- Input data
>> Begin

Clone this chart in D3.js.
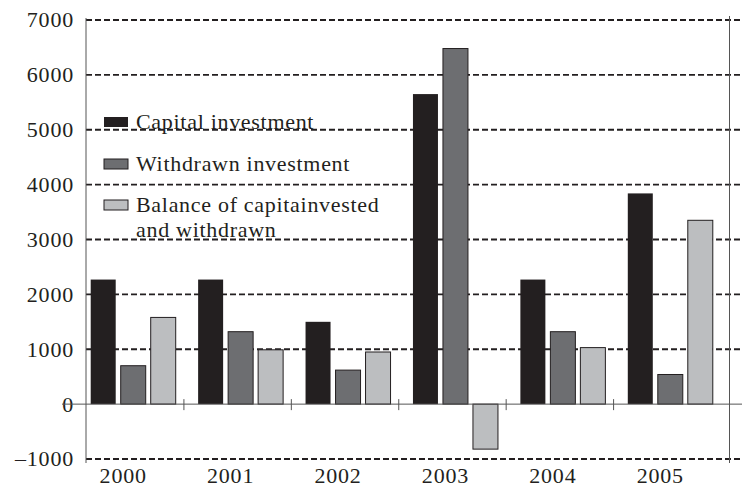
<!DOCTYPE html>
<html>
<head>
<meta charset="utf-8">
<script src="https://cdn.jsdelivr.net/npm/d3@7"></script>
<style>
  body { margin: 0; background: #fff; }
</style>
</head>
<body>
<script>
var years = ["2000", "2001", "2002", "2003", "2004", "2005"];
var seriesNames = ["Capital investment", "Withdrawn investment", "Balance of capitainvested"];
var capital = [2270, 2270, 1500, 5650, 2270, 3840];
var withdrawn = [700, 1320, 620, 6480, 1320, 540];
var balance = [1580, 990, 950, -820, 1030, 3350];
var yTicks = [-1000, 0, 1000, 2000, 3000, 4000, 5000, 6000, 7000];

var series = [capital, withdrawn, balance];
var colors = ["#231f20", "#6d6e71", "#bcbec0"];
var font = "'Liberation Serif', 'DejaVu Serif', serif";

var width = 742, height = 488;

var svg = d3.select("body").append("svg")
    .attr("width", width)
    .attr("height", height)
    .attr("font-family", font);

var x0 = d3.scaleBand()
    .domain(years)
    .range([79.5, 724]);

var x1 = d3.scaleBand()
    .domain(d3.range(3))
    .range([0, 85])
    .paddingInner(1 / 6);

var groupOff = (x0.bandwidth() - 85) / 2;

var y = d3.scaleLinear()
    .domain([-1000, 7000])
    .range([459, 20]);

// dashed gridlines
svg.selectAll(".grid")
    .data(yTicks.filter((d) => d !== 0))
    .enter()
    .append("line")
    .attr("x1", 86)
    .attr("x2", width)
    .attr("y1", (d) => y(d))
    .attr("y2", (d) => y(d))
    .attr("stroke", "#231f20")
    .attr("stroke-width", 1.8)
    .attr("stroke-dasharray", "6,3");

// y tick labels
svg.selectAll(".ylab")
    .data(yTicks)
    .enter()
    .append("text")
    .attr("x", 74)
    .attr("y", (d) => y(d))
    .attr("dy", "0.34em")
    .attr("text-anchor", "end")
    .attr("font-size", "22px")
    .attr("letter-spacing", "0.8px")
    .attr("fill", "#231f20")
    .text((d) => d < 0 ? "\u2013" + Math.abs(d) : d);

// bars
var groups = svg.selectAll(".grp")
    .data(years)
    .enter()
    .append("g")
    .attr("transform", (d) => `translate(${x0(d) + groupOff},0)`);

groups.selectAll("rect")
    .data((d, i) => series.map((s, k) => ({ k: k, v: s[i] })))
    .enter()
    .append("rect")
    .attr("x", (d) => x1(d.k))
    .attr("y", (d) => y(Math.max(0, d.v)))
    .attr("width", x1.bandwidth())
    .attr("height", (d) => Math.abs(y(d.v) - y(0)))
    .attr("fill", (d) => colors[d.k])
    .attr("stroke", (d) => d.k === 0 ? "none" : "#231f20")
    .attr("stroke-width", 1);

// zero line
svg.append("line")
    .attr("x1", 62).attr("x2", width)
    .attr("y1", y(0)).attr("y2", y(0))
    .attr("stroke", "#555").attr("stroke-width", 1);

// category boundary ticks
svg.selectAll(".btick")
    .data(years.slice(1))
    .enter()
    .append("line")
    .attr("x1", (d) => x0(d) - 3)
    .attr("x2", (d) => x0(d) - 3)
    .attr("y1", y(0) - 5)
    .attr("y2", y(0) + 6)
    .attr("stroke", "#555");

// left axis and right border
svg.append("line")
    .attr("x1", 86).attr("x2", 86)
    .attr("y1", 18).attr("y2", 463)
    .attr("stroke", "#555");
svg.append("line")
    .attr("x1", 729.5).attr("x2", 729.5)
    .attr("y1", 16).attr("y2", 463)
    .attr("stroke", "#555");

// x labels
svg.selectAll(".xlab")
    .data(years)
    .enter()
    .append("text")
    .attr("x", (d) => x0(d) + x0.bandwidth() / 2 - 10)
    .attr("y", 483)
    .attr("text-anchor", "middle")
    .attr("font-size", "22px")
    .attr("letter-spacing", "0.8px")
    .attr("fill", "#231f20")
    .text((d) => d);

// legend
var legY = [117, 159, 200];
var leg = svg.selectAll(".leg")
    .data(seriesNames)
    .enter()
    .append("g")
    .attr("transform", (d, i) => `translate(104,${legY[i]})`);

leg.append("rect")
    .attr("width", 24)
    .attr("height", 10)
    .attr("fill", (d, i) => colors[i])
    .attr("stroke", (d, i) => i === 0 ? "none" : "#231f20");

leg.append("text")
    .attr("x", 32)
    .attr("y", 11.5)
    .attr("font-size", "22px")
    .attr("letter-spacing", "0.7px")
    .attr("fill", "#231f20")
    .text((d) => d);

svg.append("text")
    .attr("x", 136)
    .attr("y", 237)
    .attr("font-size", "22px")
    .attr("letter-spacing", "0.7px")
    .attr("fill", "#231f20")
    .text("and withdrawn");
</script>
</body>
</html>
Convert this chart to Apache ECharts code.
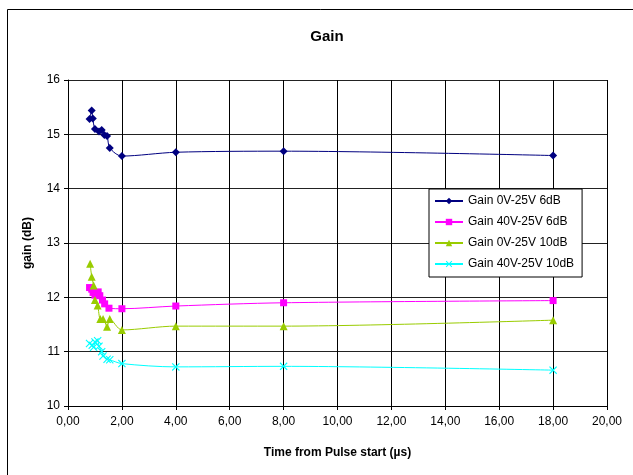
<!DOCTYPE html>
<html>
<head>
<meta charset="utf-8">
<script src="https://cdn.jsdelivr.net/npm/echarts@6/dist/echarts.min.js"></script>
<style>
html,body{margin:0;padding:0;background:#fff;}
#c{width:633px;height:475px;}
</style>
</head>
<body>
<div id="c"></div>
<script>
var seriesNames = ['Gain 0V-25V 6dB', 'Gain 40V-25V 6dB', 'Gain 0V-25V 10dB', 'Gain 40V-25V 10dB'];

var time1 = [0.8, 0.88, 0.92, 1.0, 1.15, 1.25, 1.35, 1.45, 1.55, 2, 4, 8, 18];
var gain1 = [15.28, 15.44, 15.29, 15.1, 15.05, 15.08, 14.99, 14.97, 14.75, 14.6, 14.67, 14.69, 14.61];

var time2 = [0.8, 0.88, 0.93, 1.0, 1.12, 1.18, 1.28, 1.36, 1.52, 2, 4, 8, 18];
var gain2 = [12.18, 12.15, 12.09, 12.04, 12.1, 12.03, 11.95, 11.88, 11.8, 11.79, 11.84, 11.9, 11.94];

var time3 = [0.82, 0.88, 0.95, 1.0, 1.1, 1.2, 1.3, 1.45, 1.55, 2, 4, 8, 18];
var gain3 = [12.62, 12.38, 12.22, 11.95, 11.85, 11.6, 11.6, 11.46, 11.6, 11.4, 11.47, 11.47, 11.58];

var time4 = [0.8, 0.9, 0.95, 1.0, 1.1, 1.15, 1.25, 1.3, 1.45, 1.55, 2, 4, 8, 18];
var gain4 = [11.15, 11.12, 11.08, 11.18, 11.2, 11.1, 11.0, 10.92, 10.86, 10.85, 10.78, 10.72, 10.73, 10.66];

var xTicks = {min: 0, max: 20, interval: 2};
var yTicks = {min: 10, max: 16, interval: 1};

function pairs(xs, ys) { return xs.map(function (x, i) { return [x, ys[i]]; }); }

var colors = ['#000080', '#FF00FF', '#99CC00', '#00FFFF'];
var symbols = ['diamond', 'rect', 'triangle',
  'path://M0,1L1,0L5,4L9,0L10,1L6,5L10,9L9,10L5,6L1,10L0,9L4,5Z'];
var sizes = [8, 7, 8, 8];
var datasets = [pairs(time1, gain1), pairs(time2, gain2), pairs(time3, gain3), pairs(time4, gain4)];

var font = 'Liberation Sans, Arial, sans-serif';
var chart = echarts.init(document.getElementById('c'), null, {renderer: 'canvas'});
chart.setOption({
  backgroundColor: '#fff',
  animation: false,
  graphic: [{
    type: 'rect', left: 5, top: 7, silent: true,
    shape: {width: 660, height: 500},
    style: {fill: 'none', stroke: '#000', lineWidth: 1}
  }],
  title: {
    text: 'Gain', left: 322, top: 24, textAlign: 'center',
    textStyle: {fontFamily: font, fontSize: 15, fontWeight: 'bold', color: '#000'}
  },
  legend: {
    orient: 'vertical', left: 429, top: 189,
    itemWidth: 28, itemHeight: 8, itemGap: 9,
    padding: [6, 8, 7, 5],
    borderColor: '#000', borderWidth: 1, backgroundColor: '#fff',
    textStyle: {fontFamily: font, fontSize: 12, color: '#000'},
    data: seriesNames
  },
  grid: {left: 68, right: 26, top: 80, bottom: 69, containLabel: false},
  xAxis: {
    type: 'value', min: xTicks.min, max: xTicks.max, interval: xTicks.interval,
    name: 'Time from Pulse start (\u00b5s)', nameLocation: 'middle', nameGap: 41,
    nameTextStyle: {fontFamily: font, fontSize: 12, fontWeight: 'bold', color: '#000'},
    axisLine: {show: true, lineStyle: {color: '#000'}},
    axisTick: {show: true, length: 4, lineStyle: {color: '#000'}},
    axisLabel: {fontFamily: font, fontSize: 12, color: '#000', margin: 10,
      formatter: function (v) { return v.toFixed(2).replace('.', ','); }},
    splitLine: {show: true, lineStyle: {color: '#000', width: 1}}
  },
  yAxis: {
    type: 'value', min: yTicks.min, max: yTicks.max, interval: yTicks.interval,
    name: 'gain (dB)', nameLocation: 'middle', nameGap: 34, nameRotate: 90,
    nameTextStyle: {fontFamily: font, fontSize: 12, fontWeight: 'bold', color: '#000'},
    axisLine: {show: true, lineStyle: {color: '#000'}},
    axisTick: {show: true, length: 4, lineStyle: {color: '#000'}},
    axisLabel: {fontFamily: font, fontSize: 12, color: '#000', margin: 8},
    splitLine: {show: true, lineStyle: {color: '#222', width: 1}}
  },
  series: seriesNames.map(function (n, i) {
    return {
      name: n, type: 'line', data: datasets[i],
      smooth: 0.3,
      symbol: symbols[i], symbolSize: sizes[i], showSymbol: true,
      lineStyle: {color: colors[i], width: 1},
      itemStyle: {color: colors[i]}
    };
  })
});
</script>
</body>
</html>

>> End

- Challenge
Take the material above and output only the lines from the one that contains "Convert this chart to Apache ECharts code." through the one that contains "14.67, 14.69, 14.61];", ends included and images left out.

- Answer below
Convert this chart to Apache ECharts code.
<!DOCTYPE html>
<html>
<head>
<meta charset="utf-8">
<script src="https://cdn.jsdelivr.net/npm/echarts@6/dist/echarts.min.js"></script>
<style>
html,body{margin:0;padding:0;background:#fff;}
#c{width:633px;height:475px;}
</style>
</head>
<body>
<div id="c"></div>
<script>
var seriesNames = ['Gain 0V-25V 6dB', 'Gain 40V-25V 6dB', 'Gain 0V-25V 10dB', 'Gain 40V-25V 10dB'];

var time1 = [0.8, 0.88, 0.92, 1.0, 1.15, 1.25, 1.35, 1.45, 1.55, 2, 4, 8, 18];
var gain1 = [15.28, 15.44, 15.29, 15.1, 15.05, 15.08, 14.99, 14.97, 14.75, 14.6, 14.67, 14.69, 14.61];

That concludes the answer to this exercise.